Fleming’s new language would provide for sweeping changes to voting laws in Georgia. So would House Bill 531, Fleming’s other comprehensive overhaul of voting, which the House passed several weeks ago. As would Senate Bill 241, Senate Majority Leader Mike Dugan’s package, including an end to no-excuse absentee voting, which passed the Senate last week. As would a group of four bills endorsed by Lt. Gov. Geoff Duncan, which passed the Senate before that.

If all of this has you scratching your head, you’re not alone.

When voting rights activist Cindy Battles learned Wednesday that the bill she’d come to the Capitol to speak against had been replaced by another in the amount of time it took most people to park their cars, she stood to call it “a Tolstoy piece of legislation.”

“I say that because it’s long, complicated, has drastic consequences, and makes me want to drink,” she said.

“Vodka?” Fleming asked, before pointing out that bill substitutions are not unusual, which is true, and moving on with the rest of the hearing.

He was joking, of course, but the process Republicans have used in the name of restoring voter confidence doesn’t inspire much confidence at all.

Where does this all end? And how should Georgians make sense of it until we get there?

There’s no way to Mari Kondo this mess. But the best way to bring order to the chaos is to understand that the old adage, “Elections have consequences,” is doubly true in Georgia right now. Elections have consequences on elections.

The bills moving in the General Assembly today are a direct extension of the chaotic 2020 elections and an obvious precursor to 2022.

The final result of the legislation may not be known until the end of session, as the clock strikes midnight on the 40th Legislative Day.

It could be mostly one bill or a concoction of several. It could also include entirely new language introduced for final passage with the overall package.

It’s all been done before.

The most important people to watch between now and then are House Speaker David Ralson and Lt. Gov. Geoff Duncan, and, once the session ends, Gov. Brian Kemp.

All three have said plainly that they oppose the end to no-excuse absentee voting that the Senate approved as a part of SB 241. Other areas of agreement between the three could narrow a final product even more.

Ralston and Duncan also have the sole responsibility to appoint members to a six-member conference committee, three each from the House and Senate, to hammer out differences between the House and Senate versions of the final legislation.

Could Democrats be among the conferees to make their case for changes to the final bill? That’s unlikely, since only members who have voted for the legislation are usually tapped for conference.

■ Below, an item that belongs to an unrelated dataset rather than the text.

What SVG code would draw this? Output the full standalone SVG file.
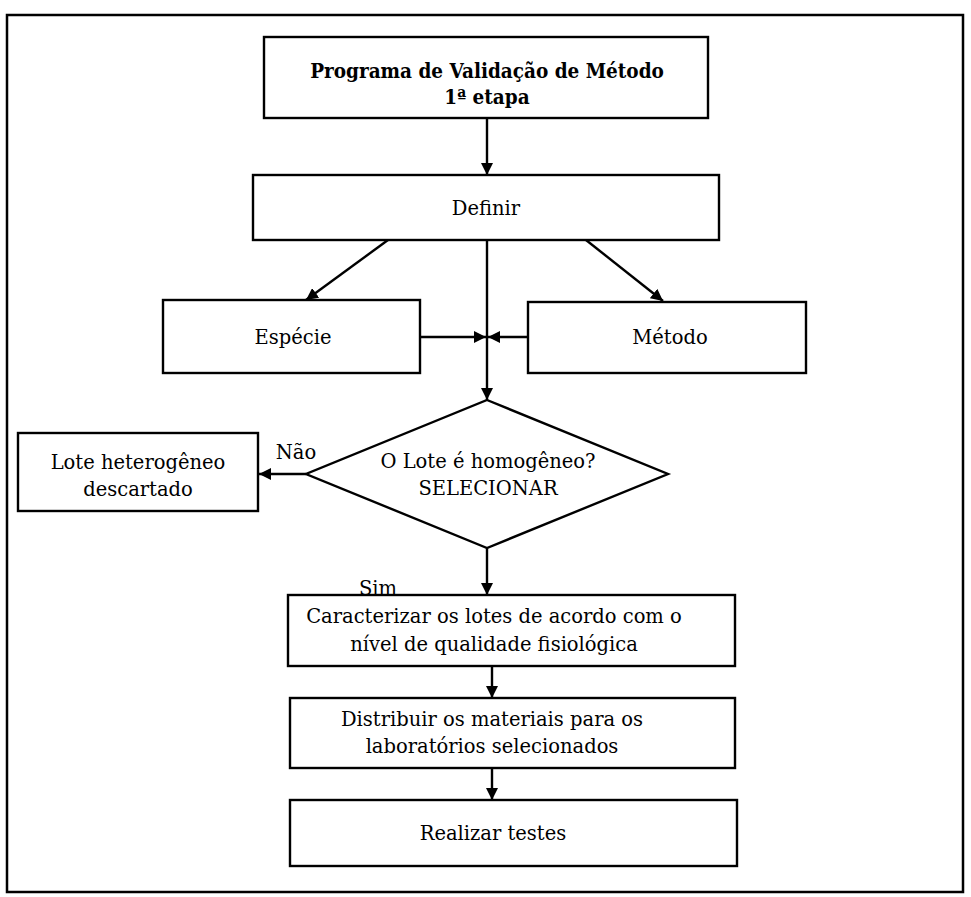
<svg xmlns="http://www.w3.org/2000/svg" width="971" height="897" viewBox="0 0 971 897">
  <style>
    .box { fill: #fff; stroke: #000; stroke-width: 2.4; }
    .frame { fill: none; stroke: #000; stroke-width: 2.5; }
    .lbl { font-family: "DejaVu Serif", "Liberation Serif", serif; font-size: 19.5px; fill: #000; text-anchor: middle; }
    .ttl { font-family: "DejaVu Serif Condensed", "DejaVu Serif", serif; font-weight: bold; font-size: 20.5px; fill: #000; text-anchor: middle; }
    .edge { fill: none; stroke: #000; stroke-width: 2.4; }
  </style>
  <defs>
    <marker id="arr" viewBox="0 0 10 10" refX="10" refY="5" markerWidth="5" markerHeight="5" markerUnits="strokeWidth" orient="auto">
      <path d="M0,0 L10,5 L0,10 z" fill="#000"/>
    </marker>
  </defs>
  <rect width="971" height="897" fill="#fff"/>
  <!-- outer frame -->
  <rect class="frame" x="7" y="15" width="956" height="877"/>

  <g id="n-programa">
    <rect class="box" x="264" y="37" width="444" height="81"/>
    <text class="ttl" x="487" y="78">Programa de Validação de Método</text>
    <text class="ttl" x="487" y="104">1ª etapa</text>
  </g>
  <g id="n-definir">
    <rect class="box" x="253" y="175" width="466" height="65"/>
    <text class="lbl" x="486" y="215">Definir</text>
  </g>
  <g id="n-especie">
    <rect class="box" x="163" y="300" width="257" height="73"/>
    <text class="lbl" x="293" y="344">Espécie</text>
  </g>
  <g id="n-metodo">
    <rect class="box" x="528" y="302" width="278" height="71"/>
    <text class="lbl" x="670" y="344">Método</text>
  </g>
  <g id="n-decisao">
    <polygon class="box" points="487,400 668,474 487,548 306,474"/>
    <text class="lbl" x="488" y="468">O Lote é homogêneo?</text>
    <text class="lbl" x="488" y="495">SELECIONAR</text>
  </g>
  <g id="n-descartado">
    <rect class="box" x="18" y="433" width="240" height="78"/>
    <text class="lbl" x="138" y="469">Lote heterogêneo</text>
    <text class="lbl" x="138" y="496">descartado</text>
  </g>
  <g id="n-caracterizar">
    <rect class="box" x="288" y="595" width="447" height="71"/>
    <text class="lbl" x="494" y="623">Caracterizar os lotes de acordo com o</text>
    <text class="lbl" x="494" y="651">nível de qualidade fisiológica</text>
  </g>
  <g id="n-distribuir">
    <rect class="box" x="290" y="698" width="445" height="70"/>
    <text class="lbl" x="492" y="726">Distribuir os materiais para os</text>
    <text class="lbl" x="492" y="753">laboratórios selecionados</text>
  </g>
  <g id="n-realizar">
    <rect class="box" x="290" y="800" width="447" height="66"/>
    <text class="lbl" x="493" y="840">Realizar testes</text>
  </g>

  <g id="connectors">
    <path class="edge" d="M487,118 L487,175" marker-end="url(#arr)"/>
    <path class="edge" d="M388,240 L306,300" marker-end="url(#arr)"/>
    <path class="edge" d="M586,240 L663,301" marker-end="url(#arr)"/>
    <path class="edge" d="M487,240 L487,400" marker-end="url(#arr)"/>
    <path class="edge" d="M420,337 L486,337" marker-end="url(#arr)"/>
    <path class="edge" d="M528,337 L488,337" marker-end="url(#arr)"/>
    <path class="edge" d="M306,474 L259,474" marker-end="url(#arr)"/>
    <path class="edge" d="M487,548 L487,595" marker-end="url(#arr)"/>
    <path class="edge" d="M492,666 L492,698" marker-end="url(#arr)"/>
    <path class="edge" d="M492,768 L492,800" marker-end="url(#arr)"/>
    <text class="lbl" x="296" y="459">Não</text>
    <text class="lbl" x="378" y="595">Sim</text>
  </g>
</svg>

And there’s no guarantee a conference committee will even be formed if the calendar runs down toward the end of session and the time a conference requires may not be feasible in the end.

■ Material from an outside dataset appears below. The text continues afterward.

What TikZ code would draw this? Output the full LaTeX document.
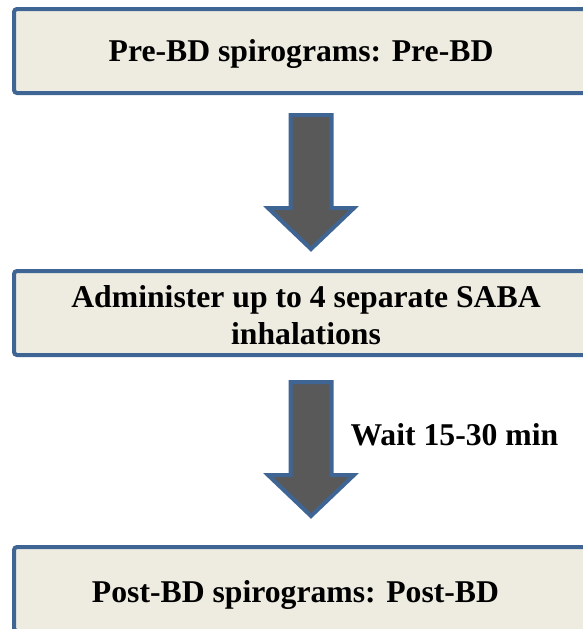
\documentclass[tikz,border=0pt]{standalone}
\usepackage{fontspec}
\setmainfont{Liberation Serif}
\usetikzlibrary{calc}
\usetikzlibrary{positioning}

\definecolor{boxblue}{HTML}{3F6594}
\definecolor{boxfill}{HTML}{EEECE1}
\definecolor{arrowgrey}{HTML}{595959}

% block arrow from shaft top #1 to tip #2
\newcommand{\blockarrow}[2]{%
  \draw[bigarrow] ($(#1)+(-20.5,0)$) -- ($(#1)+(20.5,0)$)
    -- ($(#2)+(20.5,-41)$) -- ($(#2)+(43,-41)$) -- (#2)
    -- ($(#2)+(-43,-41)$) -- ($(#2)+(-20.5,-41)$) -- cycle;}

\begin{document}
\begin{tikzpicture}[x=1pt,y=-1pt,
      stepbox/.style={draw=boxblue, line width=4pt, fill=boxfill,
        rounded corners=3pt, minimum width=590pt, minimum height=84pt},
      steptext/.style={anchor=base, align=center,
        font=\fontsize{31.7}{37}\selectfont\bfseries},
      bigarrow/.style={draw=boxblue, line width=4pt, fill=arrowgrey,
        line join=miter},
      ]
    \useasboundingbox (0,0) rectangle (582,629);

    \node[stepbox] (prebox) at (309,51) {};
    \node[stepbox] (sababox) at (309,313) {};
    \node[stepbox] (postbox) at (309,589) {};

    \node[steptext] (pretext) at (301,61) {Pre-BD spirograms: Pre-BD};
    \node[steptext] (sabatext) at (306,344) {Administer up to 4 separate SABA\\inhalations};
    \node[steptext] (posttext) at (295.5,602) {Post-BD spirograms: Post-BD};

    \coordinate (a1s) at (311,115);
    \coordinate (a1e) at (311,249);
    \coordinate (a2s) at (311,382);
    \coordinate (a2e) at (311,516);
    \blockarrow{a1s}{a1e}
    \blockarrow{a2s}{a2e}

    \node[steptext, anchor=base west] (wait) at (347,445) {Wait 15-30 min};
\end{tikzpicture}
\end{document}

One way or another, Republicans seem intent on delivering a major overhaul of Georgia elections to Kemp’s desk, and Democrats lack the leverage to stop them or even slow their progress.

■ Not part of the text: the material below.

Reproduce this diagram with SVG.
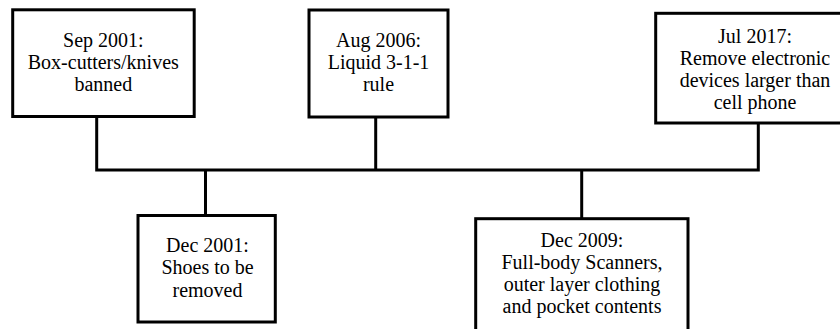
<svg xmlns="http://www.w3.org/2000/svg" width="840" height="329" viewBox="0 0 840 329">
<style>
.box{fill:#fff;stroke:#000;stroke-width:3}
.ln{fill:none;stroke:#000;stroke-width:3;stroke-linejoin:miter}
.t{font-family:'Liberation Serif','Tinos','DejaVu Serif','Noto Serif',serif;font-size:20px;fill:#000;text-anchor:middle}
</style>
<rect width="840" height="329" fill="#fff"/>
<g id="connectors">
<polyline class="ln" points="96.7,116.5 96.7,170 758.3,170 758.3,123"/>
<line class="ln" x1="375.7" y1="117" x2="375.7" y2="170"/>
<line class="ln" x1="205.5" y1="170" x2="205.5" y2="215.5"/>
<line class="ln" x1="581.7" y1="170" x2="581.7" y2="218.7"/>
</g>
<g id="n1">
<rect class="box" x="12.7" y="9.8" width="181.5" height="106.7"/>
<text class="t" x="103.3" y="47">Sep 2001:</text>
<text class="t" x="103.3" y="69">Box-cutters/knives</text>
<text class="t" x="103.3" y="91">banned</text>
</g>
<g id="n2">
<rect class="box" x="309" y="10" width="139" height="107"/>
<text class="t" x="378.5" y="47">Aug 2006:</text>
<text class="t" x="378.5" y="69">Liquid 3-1-1</text>
<text class="t" x="378.5" y="91">rule</text>
</g>
<g id="n3">
<rect class="box" x="655.7" y="13.3" width="200" height="109.7"/>
<text class="t" x="755" y="43">Jul 2017:</text>
<text class="t" x="755" y="65">Remove electronic</text>
<text class="t" x="755" y="87">devices larger than</text>
<text class="t" x="755" y="108.5">cell phone</text>
</g>
<g id="n4">
<rect class="box" x="138" y="215.5" width="137.3" height="106.5"/>
<text class="t" x="207.5" y="252">Dec 2001:</text>
<text class="t" x="207.5" y="274">Shoes to be</text>
<text class="t" x="207.5" y="296.5">removed</text>
</g>
<g id="n5">
<rect class="box" x="475.7" y="218.7" width="212.3" height="125"/>
<text class="t" x="582" y="247">Dec 2009:</text>
<text class="t" x="582" y="268.5">Full-body Scanners,</text>
<text class="t" x="582" y="290.5">outer layer clothing</text>
<text class="t" x="582" y="313">and pocket contents</text>
</g>
</svg>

Except in Washington, where senators, including Warnock, introduced H.R. 1 on the same day Fleming was swapping one bill for another.

The “For the People Act” would take a number of steps diametrically opposed to the changes Georgia is looking to make.

It would require automatic voter registration, not end it, as a Senate-passed bill would do.

It would also guarantee same-day registration, require paper ballots, and create non-partisan redistricting commissions to redraw congressional districts.

Separately, the John Lewis Voting Rights Act would restore Section 5 of the Voting Rights Act, the Civil Rights-era law that would require approval from the federal government before states, including Georgia, could change voting laws.

Both bills face an uphill climb in the Senate, where a 60-vote, filibuster-proof majority would need to sign on to them, a wildly unlikely scenario in a 50-50 Senate.

But in his speech on Wednesday, Warnock said that Americans like Medger Evers had given up their lives in the name of Democracy and that it is time for the Senate to give up its conventions, like the filibuster, to do the same.

An end to the filibuster would make the federal elections bills possible, its proponents argue. It would also change the Senate fundamentally, an outcome, Warnock said, wouldn’t be a bad thing.

“We in this body, would be stopped and stymied by partisan politics? Short-term political gain? Senate procedure?” he said. “I say let’s get this done no matter what.”